Monday, December 01, 2008
Oh Unix, Oh Linux! (Dec 02 08)
I have read three nonfiction novels about Unix/Linux, and I thoroughly enjoyed all three. For someone who reads only Tom Clancy, Robert Jordan, Terry Goodkind, George Martin, Orson Scott Card, Terry Brooks, and similar fantasy authors, this is saying something heavy and important about these Unix/Linux stories.

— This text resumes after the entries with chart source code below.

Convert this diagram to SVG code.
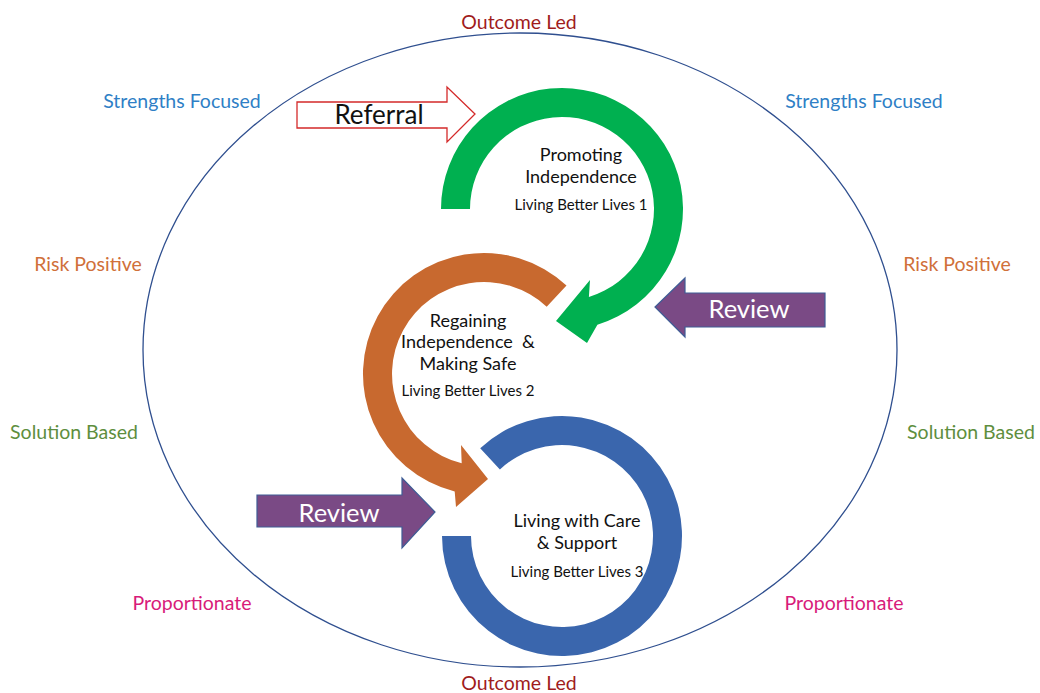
<svg xmlns="http://www.w3.org/2000/svg" width="1040" height="693" viewBox="0 0 1040 693">
  <style>
    .lbl { font-family: "Lato", "Liberation Sans", sans-serif; font-size: 19.5px; text-anchor: middle; }
    .outcome { fill: #A01C1C; }
    .strength { fill: #2F7FC6; }
    .risk { fill: #D0703A; }
    .solution { fill: #5E8E3E; }
    .prop { fill: #D81B7A; }
    .title { font-family: "Lato", "Liberation Sans", sans-serif; font-size: 18px; fill: #111; text-anchor: middle; white-space: pre; }
    .sub { font-family: "Lato", "Liberation Sans", sans-serif; font-size: 15px; fill: #111; text-anchor: middle; }
    .review { fill: #7A4A85; stroke: #3E5C95; stroke-width: 1.2; }
    .review-text { font-family: "Lato", "Liberation Sans", sans-serif; font-size: 25.5px; fill: #fff; text-anchor: middle; }
  </style>

  <rect width="1040" height="693" fill="#fff"/>

  <!-- outer boundary -->
  <g id="boundary">
    <ellipse cx="520" cy="350" rx="377" ry="317" fill="none" stroke="#2F4F8F" stroke-width="1.3"/>
  </g>

  <!-- principle labels around the boundary -->
  <g id="labels">
    <text class="lbl outcome" x="519" y="29">Outcome Led</text>
    <text class="lbl outcome" x="519" y="690">Outcome Led</text>
    <text class="lbl strength" x="182" y="108">Strengths Focused</text>
    <text class="lbl strength" x="864" y="108">Strengths Focused</text>
    <text class="lbl risk" x="88" y="271">Risk Positive</text>
    <text class="lbl risk" x="957" y="271">Risk Positive</text>
    <text class="lbl solution" x="74" y="439">Solution Based</text>
    <text class="lbl solution" x="971" y="439">Solution Based</text>
    <text class="lbl prop" x="192" y="610">Proportionate</text>
    <text class="lbl prop" x="844" y="610">Proportionate</text>
  </g>

  <!-- stage 1: green circular arrow -->
  <g id="stage1">
    <path d="M 441 209 A 121 121 0 1 1 597.4 324.7 L 587 343 L 556 321 L 590 280 L 588.9 297 A 92 92 0 1 0 470 209 Z" fill="#00B050"/>
    <text class="title" x="581" y="161">Promoting</text>
    <text class="title" x="581" y="183">Independence</text>
    <text class="sub" x="581" y="210">Living Better Lives 1</text>
  </g>

  <!-- stage 2: orange circular arrow -->
  <g id="stage2">
    <path d="M 566.5 285.5 A 121 121 0 1 0 454.7 491.4 L 456 507 L 488 479 L 461 445 L 461.7 463.3 A 92 92 0 1 1 546.7 306.7 Z" fill="#C8692F"/>
    <text class="title" x="468" y="327">Regaining</text>
    <text class="title" x="468" y="348">Independence  &amp;</text>
    <text class="title" x="468" y="370">Making Safe</text>
    <text class="sub" x="468" y="396">Living Better Lives 2</text>
  </g>

  <!-- stage 3: blue ring -->
  <g id="stage3">
    <path d="M 442 536 A 120 120 0 1 0 480.2 448.2 L 499.9 469.5 A 91 91 0 1 1 471 536 Z" fill="#3A66AD"/>
    <text class="title" x="577" y="527">Living with Care</text>
    <text class="title" x="577" y="549">&amp; Support</text>
    <text class="sub" x="577" y="577">Living Better Lives 3</text>
  </g>

  <!-- entry and review arrows -->
  <g id="connectors">
    <g id="referral">
      <path d="M 297 102 L 447 102 L 447 87 L 475 114 L 447 142 L 447 128 L 297 128 Z" fill="#fff" stroke="#D42A2A" stroke-width="1.3"/>
      <text x="379" y="124" font-family="Lato, 'Liberation Sans', sans-serif" font-size="26" fill="#111" text-anchor="middle">Referral</text>
    </g>
    <g id="review-right">
      <path class="review" d="M 825 293 L 685 293 L 685 278 L 655 307 L 685 337 L 685 327 L 825 327 Z"/>
      <text class="review-text" x="749" y="318">Review</text>
    </g>
    <g id="review-left">
      <path class="review" d="M 257 495 L 402 495 L 402 478 L 435 512 L 402 548 L 402 527 L 257 527 Z"/>
      <text class="review-text" x="339" y="522">Review</text>
    </g>
  </g>
</svg>
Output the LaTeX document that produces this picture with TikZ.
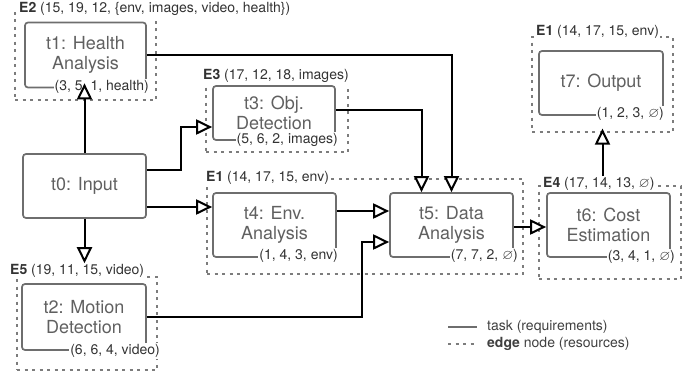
\documentclass[tikz,border=0pt]{standalone}
\usepackage{amssymb}
\usepackage{fontspec}
\setmainfont{TeX Gyre Heros}
\usetikzlibrary{arrows.meta}
\definecolor{taskgray}{HTML}{6E6E6E}
\definecolor{edgegray}{HTML}{7C7C7C}
\definecolor{txtgray}{HTML}{606060}
\tikzset{
  task/.style={draw=taskgray,line width=1.7pt,rounded corners=3pt,align=center,text=txtgray,
    font=\fontsize{18}{20}\selectfont,inner sep=0pt,minimum width=123pt,minimum height=64pt},
  edgenode/.style={draw=edgegray,line width=1.2pt,dash pattern=on 3pt off 4.5pt,inner sep=0pt},
  edgedash/.style={draw=edgegray,line width=1.2pt,dash pattern=on 3pt off 4.5pt},
  req/.style={fill=white,inner sep=1pt,text=black!80,font=\fontsize{14}{16}\selectfont,anchor=east},
  res/.style={fill=white,inner sep=1pt,text=black!80,font=\fontsize{14}{16}\selectfont,anchor=west},
  flow/.style={line width=2pt,-{Triangle[fill=white,length=16pt,width=15pt]}},
}
\begin{document}
\begin{tikzpicture}[x=1pt,y=-1pt]
  \useasboundingbox (0,0) rectangle (697,375);
  % edge nodes (resources)
  \node[edgenode,minimum width=141pt,minimum height=87pt] (e2) at (85.5,56.5) {};
  \node[edgenode,minimum width=142pt,minimum height=74pt] (e3) at (277,115) {};
  \node[edgenode,minimum width=316pt,minimum height=95pt] (e1) at (365,226.5) {};
  \node[edgenode,minimum width=142pt,minimum height=93pt] (e4) at (610,232.5) {};
  \node[edgenode,minimum width=141pt,minimum height=95pt] (e1t) at (602.5,84.5) {};
  \node[edgenode,minimum width=140pt,minimum height=93pt] (e5) at (87,323.5) {};
  % tasks (requirements)
  \node[task] (t0) at (84.5,186) {t0: Input};
  \node[task,minimum width=121pt,minimum height=65pt] (t1) at (85.5,55) {t1: Health\\Analysis};
  \node[task,minimum width=124pt,minimum height=66pt] (t2) at (84,317) {t2: Motion\\Detection};
  \node[task,minimum width=122pt,minimum height=54pt] (t3) at (274,113) {t3: Obj.\\Detection};
  \node[task] (t4) at (274.5,225) {t4: Env.\\Analysis};
  \node[task] (t5) at (451.5,225) {t5: Data\\Analysis};
  \node[task,minimum height=64pt] (t6) at (608.5,225) {t6: Cost\\Estimation};
  \node[task,minimum width=124pt,minimum height=64pt] (t7) at (601,83) {t7: Output};
  % requirement labels
  \node[req] (t1l) at (150,87) {(3, 5, 1, health)};
  \node[req] (t3l) at (339,140) {(5, 6, 2, images)};
  \node[req] (t4l) at (339,256) {(1, 4, 3, env)};
  \node[req] (t5l) at (519,256) {(7, 7, 2, $\varnothing$)};
  \node[req] (t6l) at (676,257) {(3, 4, 1, $\varnothing$)};
  \node[req] (t7l) at (665,114) {(1, 2, 3, $\varnothing$)};
  \node[req] (t2l) at (161,351) {(6, 6, 4, video)};
  % resource labels
  \node[res] (e2l) at (18,9) {\textbf{E2} (15, 19, 12, \{env, images, video, health\})};
  \node[res] (e3l) at (202,76) {\textbf{E3} (17, 12, 18, images)};
  \node[res] (e1l) at (205,178) {\textbf{E1} (14, 17, 15, env)};
  \node[res] (e4l) at (542,184) {\textbf{E4} (17, 14, 13, $\varnothing$)};
  \node[res] (e1tl) at (535,32) {\textbf{E1} (14, 17, 15, env)};
  \node[res] (e5l) at (9,271) {\textbf{E5} (19, 11, 15, video)};
  % flows
  \draw[flow,shorten >=-5pt] (t0.north) -- (t0.north |- t1.south);
  \draw[flow] (t0.south) -- (t0.south |- e5l.north);
  \draw[flow] ([yshift=16pt]t0.east) -- ++(34,0) |- ([yshift=-14pt]t3.west);
  \draw[flow] ([yshift=-21pt]t0.east) -- ([yshift=18pt]t4.west);
  \draw[flow] ([yshift=14pt]t4.east) -- ([yshift=14pt]t5.west);
  \draw[flow] (t2.east) -| ([xshift=-27pt,yshift=-17pt]t5.west) -- ([yshift=-17pt]t5.west);
  \draw[flow] (t1.east) -| (t5.north);
  \draw[flow] ([yshift=3pt]t3.east) -| ([xshift=-30pt]t5.north);
  \draw[flow] ([yshift=-2pt]t5.east) -- ([yshift=-2pt]t6.west);
  \draw[flow,shorten >=-4pt] (e1t.south |- e4l.north) -- (e1t.south);
  % legend
  \node[res,fill=none,text=black!75] (lg1) at (486,327) {task (requirements)};
  \node[res,fill=none,text=black!75] (lg2) at (486,344) {\textbf{edge} node (resources)};
  \draw[taskgray,line width=1.7pt] ([xshift=-38pt]lg1.west) -- ([xshift=-9pt]lg1.west);
  \draw[edgedash] ([xshift=-38pt]lg2.west) -- ([xshift=-9pt]lg2.west);
\end{tikzpicture}
\end{document}
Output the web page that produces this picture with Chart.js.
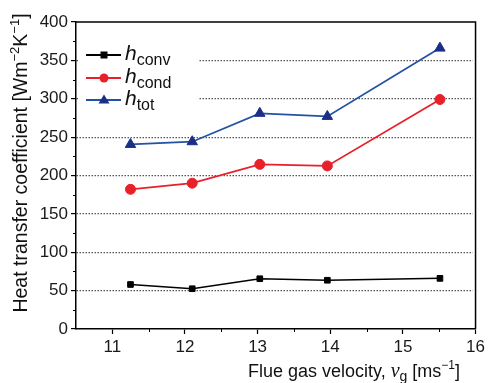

First is the novel "Quarter Century of Unix" by Peter Salus. Here Salus talks about how the CSRG folks Kernighan, Ritchie, and friends at Bell Labs wrote the Unix operating system in the early 1970s. Next is the novel "Soul of a New Machine" by Tracy Kidder. This is a suspense thriller about how programmers at Data General (now nonexistent, like Digital Equipment Corporation) ported the Unix OS to their new 32bit minicomputer. The third one is the almost-autobiography "Just For Fun" in which Linus Torvalds talks to writer David Diamond about why and how he wrote the very popular Linux OS, a modern Unix-workalike, now sweeping the computer world like a storm.
I recommend these three novels to all computer science students, and even to normal folks. They are all very nice reads, and they give you an idea about all the excitement that surrounds the life of a programmer.